There may be many more species of coral than we ever imagined—according to researchers from Boston University, The University of Rhode Island (URI), and Woods Hole Oceanographic Institute (WHOI)—and they may change our approach to coral reef conservation and restoration efforts around the globe.
Assistant Professor of Biology Sarah W. Davies, along with postdocs Carsten G. B. Grupstra and Hannah E. Aichelman (GRS`23), James Fifer (GRS`23), and a team of researchers from URI and WHOI say they have found evidence of at least 24 examples around the world where coral with similar appearances live on the same reef, but have different DNA.
Importantly, they say, some of the coral with “cryptic lineages”—structurally similar but genetically distinct—may be able to withstand higher water temperatures—and thus have better survival rates in warming waters. That has important implications as scientists work to conserve and restore coral reefs in light of climate change.
“This changes the game. It changes the way that we think about our systems. It changes the way we think about coral adaptation and conservation,” said Davies, who has studied cryptic coral in the Caribbean and in the waters off Palau, an island country in the western Pacific. ‘It puts a pause on what we actually do know and opens up a Pandora’s box.’
The researchers published their findings in a February 13 perspective in Nature Ecology & Evolution entitled, “Integrating cryptic diversity into coral evolution, symbiosis and conservation.”
Corals are animals that have algae and communities of bacteria living within their cells. Tropical corals depend on the photosynthesis performed by algae for their nutrients. When temperatures get too high, photosynthesis is interrupted. The corals may then expel the algae or the algae die, and the corals lose their main means of obtaining nutrients. This loss of algae and nutrients causes the corals to turn white—known as bleaching—and the coral may start to die.
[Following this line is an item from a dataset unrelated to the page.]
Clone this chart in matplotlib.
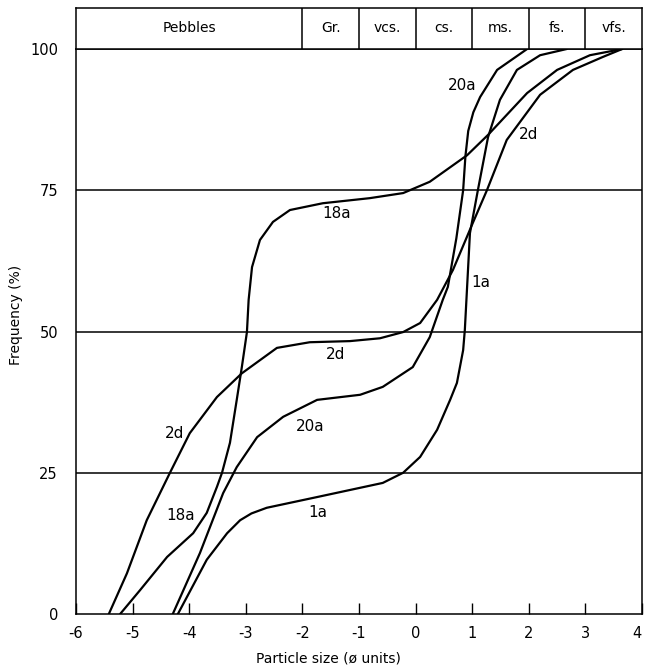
import matplotlib
matplotlib.use("Agg")
import matplotlib.pyplot as plt

plt.rcParams['font.family'] = ['DejaVu Sans']

# ---- data (phi units, cumulative frequency %) ----
x_1a = [-4.20, -3.69, -3.33, -3.10, -2.90, -2.63, -1.74, -0.58, -0.22, 0.08, 0.38, 0.61, 0.73, 0.84, 0.87, 0.96, 1.10, 1.28, 1.49, 1.79, 2.20, 2.67]
y_1a = [0, 9.6, 14.3, 16.6, 17.8, 18.8, 20.7, 23.2, 25.0, 27.8, 32.6, 37.9, 40.9, 46.7, 50.3, 67.4, 75.0, 84.4, 91.0, 96.3, 98.9, 100]

x_20a = [-4.29, -3.81, -3.40, -3.16, -2.80, -2.34, -1.74, -0.98, -0.58, -0.05, 0.25, 0.48, 0.57, 0.72, 0.84, 0.88, 0.93, 1.02, 1.14, 1.44, 1.97]
y_20a = [0, 10.8, 21.4, 26.0, 31.3, 34.9, 37.9, 38.8, 40.2, 43.7, 49.0, 55.6, 57.9, 66.5, 75.0, 81.0, 85.5, 88.8, 91.5, 96.3, 100]

x_2d = [-5.42, -5.10, -4.75, -4.34, -3.99, -3.51, -3.07, -2.45, -1.87, -1.16, -0.63, -0.22, 0.08, 0.38, 0.66, 1.01, 1.26, 1.61, 2.20, 2.78, 3.31, 3.65]
y_2d = [0, 7.2, 16.6, 25.0, 32.0, 38.4, 42.6, 47.1, 48.1, 48.3, 48.8, 49.9, 51.5, 55.6, 60.9, 69.2, 75.0, 83.9, 91.9, 96.3, 98.6, 100]

x_18a = [-5.22, -4.87, -4.39, -3.93, -3.69, -3.51, -3.42, -3.28, -3.16, -3.07, -2.98, -2.95, -2.89, -2.75, -2.52, -2.22, -1.64, -0.81, -0.22, 0.25, 0.91, 1.28, 1.97, 2.50, 3.08, 3.65]
y_18a = [0, 4.2, 10.1, 14.3, 17.9, 22.5, 25.0, 30.3, 37.9, 43.7, 49.9, 55.6, 61.4, 66.2, 69.4, 71.5, 72.7, 73.6, 74.5, 76.5, 81.2, 84.8, 92.2, 96.3, 98.9, 100]

# curve labels: (text, x, y)
curve_labels = [
    ("18a", -1.39, 70.8), ("2d", 2.00, 84.8), ("20a", 0.82, 93.5), ("1a", 1.16, 58.6),
    ("2d", -4.25, 31.9), ("2d", -1.41, 46.0), ("20a", -1.87, 33.1),
    ("18a", -4.15, 17.5), ("1a", -1.72, 18.0),
]

# grain size classes (header)
class_names = ["Pebbles", "Gr.", "vcs.", "cs.", "ms.", "fs.", "vfs."]
class_edges = [-6, -2, -1, 0, 1, 2, 3, 4]

x_ticks = [-6, -5, -4, -3, -2, -1, 0, 1, 2, 3, 4]
y_ticks = [0, 25, 50, 75, 100]

# ---- figure ----
W, H = 645, 668
fig = plt.figure(figsize=(W / 100, H / 100), dpi=100)
L, R, B, T = 76 / W, 642 / W, 1 - 614 / H, 1 - 49 / H
ax = fig.add_axes([L, B, R - L, T - B])

lw = 1.6
for xs, ys in [(x_1a, y_1a), (x_20a, y_20a), (x_2d, y_2d), (x_18a, y_18a)]:
    ax.plot(xs, ys, color="black", lw=lw, solid_joinstyle="round", solid_capstyle="round")

for yv in [25, 50, 75]:
    ax.axhline(yv, color="black", lw=1.1)

for txt, xv, yv in curve_labels:
    ax.text(xv, yv, txt, ha="center", va="center", fontsize=11, color="black")

ax.set_xlim(-6, 4)
ax.set_ylim(0, 100)
ax.set_xticks(x_ticks)
ax.set_xticklabels([str(v) for v in x_ticks])
ax.get_xticklabels()[-1].set_horizontalalignment("right")
ax.set_yticks(y_ticks)
ax.set_yticklabels([str(v) for v in y_ticks])
ax.tick_params(axis="x", direction="in", length=8, width=1, labelsize=10.5, pad=9)
ax.tick_params(axis="y", length=0, labelsize=10.5, pad=13)
for s in ax.spines.values():
    s.set_linewidth(1.1)

fig.text(328 / W, 1 - 658 / H, "Particle size (ø units)", ha="center", va="center", fontsize=10)
fig.text(16 / W, 1 - 315 / H, "Frequency (%)", ha="center", va="center", rotation=90, fontsize=10)

# header box
hax = fig.add_axes([L, T, R - L, (49 - 8) / H])
hax.set_xlim(-6, 4)
hax.set_ylim(0, 1)
hax.set_xticks([])
hax.set_yticks([])
for s in hax.spines.values():
    s.set_linewidth(1.1)
for e in class_edges[1:-1]:
    hax.axvline(e, color="black", lw=1.1)
for i, name in enumerate(class_names):
    xc = (class_edges[i] + class_edges[i + 1]) / 2
    hax.text(xc, 0.52, name, ha="center", va="center", fontsize=10)

fig.savefig("out.png", dpi=100)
When scientists look at thermal tolerance in response to climate change, they examine the coral, the algae and the bacteria. Often, cryptic lineages have different types of algae and bacteria, and those algae and bacteria may respond differently to warming waters. New DNA sequencing efforts, in Davies’ lab and others, have uncovered widespread evidence of “cryptic lineages” that may have otherwise been ignored.
“We find this cryptical coral diversity on reefs all over the world, and we find when we can compare how these corals do under a climate change stressor we find that they tend to respond differently,” Aichelman said. “We think it has big implications for how we think about biodiversity on reefs and the difference that exists on reefs that could occur as a result of climate change.”
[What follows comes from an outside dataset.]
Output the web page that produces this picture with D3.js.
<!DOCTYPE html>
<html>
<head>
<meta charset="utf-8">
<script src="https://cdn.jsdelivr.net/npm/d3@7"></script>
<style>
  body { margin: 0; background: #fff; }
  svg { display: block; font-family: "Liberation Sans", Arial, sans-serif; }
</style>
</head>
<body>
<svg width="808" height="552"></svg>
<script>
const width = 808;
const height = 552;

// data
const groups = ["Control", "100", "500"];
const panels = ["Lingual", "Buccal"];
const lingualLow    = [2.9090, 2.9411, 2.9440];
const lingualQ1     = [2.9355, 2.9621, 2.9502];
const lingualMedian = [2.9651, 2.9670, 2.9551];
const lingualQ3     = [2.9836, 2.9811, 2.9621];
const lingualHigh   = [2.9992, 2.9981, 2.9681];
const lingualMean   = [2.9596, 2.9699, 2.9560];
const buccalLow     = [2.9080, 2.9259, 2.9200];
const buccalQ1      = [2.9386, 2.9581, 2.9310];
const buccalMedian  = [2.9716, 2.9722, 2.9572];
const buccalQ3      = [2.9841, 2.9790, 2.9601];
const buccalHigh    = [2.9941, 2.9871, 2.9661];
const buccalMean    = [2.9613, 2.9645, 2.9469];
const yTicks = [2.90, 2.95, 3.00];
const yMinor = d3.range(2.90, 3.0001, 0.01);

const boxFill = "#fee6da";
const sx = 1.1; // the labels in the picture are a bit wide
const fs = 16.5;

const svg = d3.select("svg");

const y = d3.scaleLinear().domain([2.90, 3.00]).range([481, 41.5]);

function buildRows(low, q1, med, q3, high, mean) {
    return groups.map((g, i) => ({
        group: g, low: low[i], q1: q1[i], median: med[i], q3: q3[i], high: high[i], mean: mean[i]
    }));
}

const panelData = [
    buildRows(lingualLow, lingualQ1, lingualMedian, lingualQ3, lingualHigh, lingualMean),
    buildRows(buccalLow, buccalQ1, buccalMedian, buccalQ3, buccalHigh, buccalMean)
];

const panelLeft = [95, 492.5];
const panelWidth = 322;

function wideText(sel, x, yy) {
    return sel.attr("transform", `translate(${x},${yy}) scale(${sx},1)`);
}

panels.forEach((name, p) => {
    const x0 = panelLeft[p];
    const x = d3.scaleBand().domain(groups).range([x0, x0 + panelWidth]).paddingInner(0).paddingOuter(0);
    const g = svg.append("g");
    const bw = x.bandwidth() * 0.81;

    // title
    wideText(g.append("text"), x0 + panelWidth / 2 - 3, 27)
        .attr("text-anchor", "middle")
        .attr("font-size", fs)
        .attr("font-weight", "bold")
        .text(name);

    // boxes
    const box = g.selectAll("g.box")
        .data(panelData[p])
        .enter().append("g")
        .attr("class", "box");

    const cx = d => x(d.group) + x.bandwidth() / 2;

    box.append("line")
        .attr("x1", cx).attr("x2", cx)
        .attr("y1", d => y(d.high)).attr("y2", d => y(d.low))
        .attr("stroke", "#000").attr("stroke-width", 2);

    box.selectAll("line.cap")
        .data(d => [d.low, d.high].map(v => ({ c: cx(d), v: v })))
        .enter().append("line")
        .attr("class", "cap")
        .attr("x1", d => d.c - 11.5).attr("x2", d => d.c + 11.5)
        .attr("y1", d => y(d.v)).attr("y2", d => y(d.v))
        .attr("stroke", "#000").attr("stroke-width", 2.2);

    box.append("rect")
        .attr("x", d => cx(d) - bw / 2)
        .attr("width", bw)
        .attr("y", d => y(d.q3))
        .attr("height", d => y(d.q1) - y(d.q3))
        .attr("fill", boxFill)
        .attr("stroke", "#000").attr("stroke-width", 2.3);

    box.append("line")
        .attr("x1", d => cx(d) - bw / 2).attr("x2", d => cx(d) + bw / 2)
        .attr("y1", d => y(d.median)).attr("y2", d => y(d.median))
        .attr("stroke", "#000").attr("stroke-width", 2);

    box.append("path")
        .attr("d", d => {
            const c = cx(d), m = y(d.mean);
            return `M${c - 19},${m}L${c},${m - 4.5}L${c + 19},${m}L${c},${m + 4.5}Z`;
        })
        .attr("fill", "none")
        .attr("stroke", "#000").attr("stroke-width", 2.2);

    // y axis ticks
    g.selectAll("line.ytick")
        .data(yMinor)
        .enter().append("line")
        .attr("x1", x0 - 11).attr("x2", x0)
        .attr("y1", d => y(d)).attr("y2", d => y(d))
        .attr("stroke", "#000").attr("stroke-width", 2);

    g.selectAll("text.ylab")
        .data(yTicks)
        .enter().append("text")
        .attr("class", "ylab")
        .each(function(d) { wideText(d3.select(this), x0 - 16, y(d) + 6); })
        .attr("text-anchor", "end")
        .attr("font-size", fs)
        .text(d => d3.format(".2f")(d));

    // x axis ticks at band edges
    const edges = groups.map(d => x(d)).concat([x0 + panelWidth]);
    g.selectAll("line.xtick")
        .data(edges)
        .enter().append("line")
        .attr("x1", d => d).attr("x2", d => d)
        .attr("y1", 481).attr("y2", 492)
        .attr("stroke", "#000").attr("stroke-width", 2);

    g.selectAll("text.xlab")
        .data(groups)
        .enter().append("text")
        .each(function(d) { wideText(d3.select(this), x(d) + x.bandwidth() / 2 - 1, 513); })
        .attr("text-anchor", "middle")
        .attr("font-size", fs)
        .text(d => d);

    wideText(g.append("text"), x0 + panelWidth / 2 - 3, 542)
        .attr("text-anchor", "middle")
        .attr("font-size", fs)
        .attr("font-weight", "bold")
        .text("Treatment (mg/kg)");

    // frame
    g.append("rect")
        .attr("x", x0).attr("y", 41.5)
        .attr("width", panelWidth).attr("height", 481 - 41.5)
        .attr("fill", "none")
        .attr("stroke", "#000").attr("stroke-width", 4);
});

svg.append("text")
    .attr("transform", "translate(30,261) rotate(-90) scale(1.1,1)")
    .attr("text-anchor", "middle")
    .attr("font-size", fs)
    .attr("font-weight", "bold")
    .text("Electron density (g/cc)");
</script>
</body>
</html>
As part of efforts to stem climate change, restoration projects are underway to take coral from one area of the ocean and move it to another. With this new discovery, Davies and her colleagues worry that conservation efforts may be mistaking different types of coral as the same, due to their appearance, and thus not saving certain lineages of the species.
“It’s not that people were missing it, they were misinterpreting what the pattern means,” Davies said. “There’s a lot of genetic variation that we’re just beginning to discover. The presence of so much diversity is exciting, but at the same time we could be losing species we didn’t even know we had. That’s the scary part.”
Scientists still don’t understand why these cryptic lineages exist, or where they came from, but they know they might hold another key to combat climate change. The next step for the researchers is to find tools to better identify the cryptics in the field without DNA sequences—one that coral reef conservation and restoration workers could use as they work in the field.
“We need to do a lot more work looking at these cryptic corals,” Grupstra said. “By studying coral we can learn a lot about ourselves and our environment and other animals. They’re such fragile organisms and yet they’ve been so successful. They create fantastic ecosystems that have survived for so long. It’s built on this whole building block of these tiny animals. And we can’t ignore the diversity.”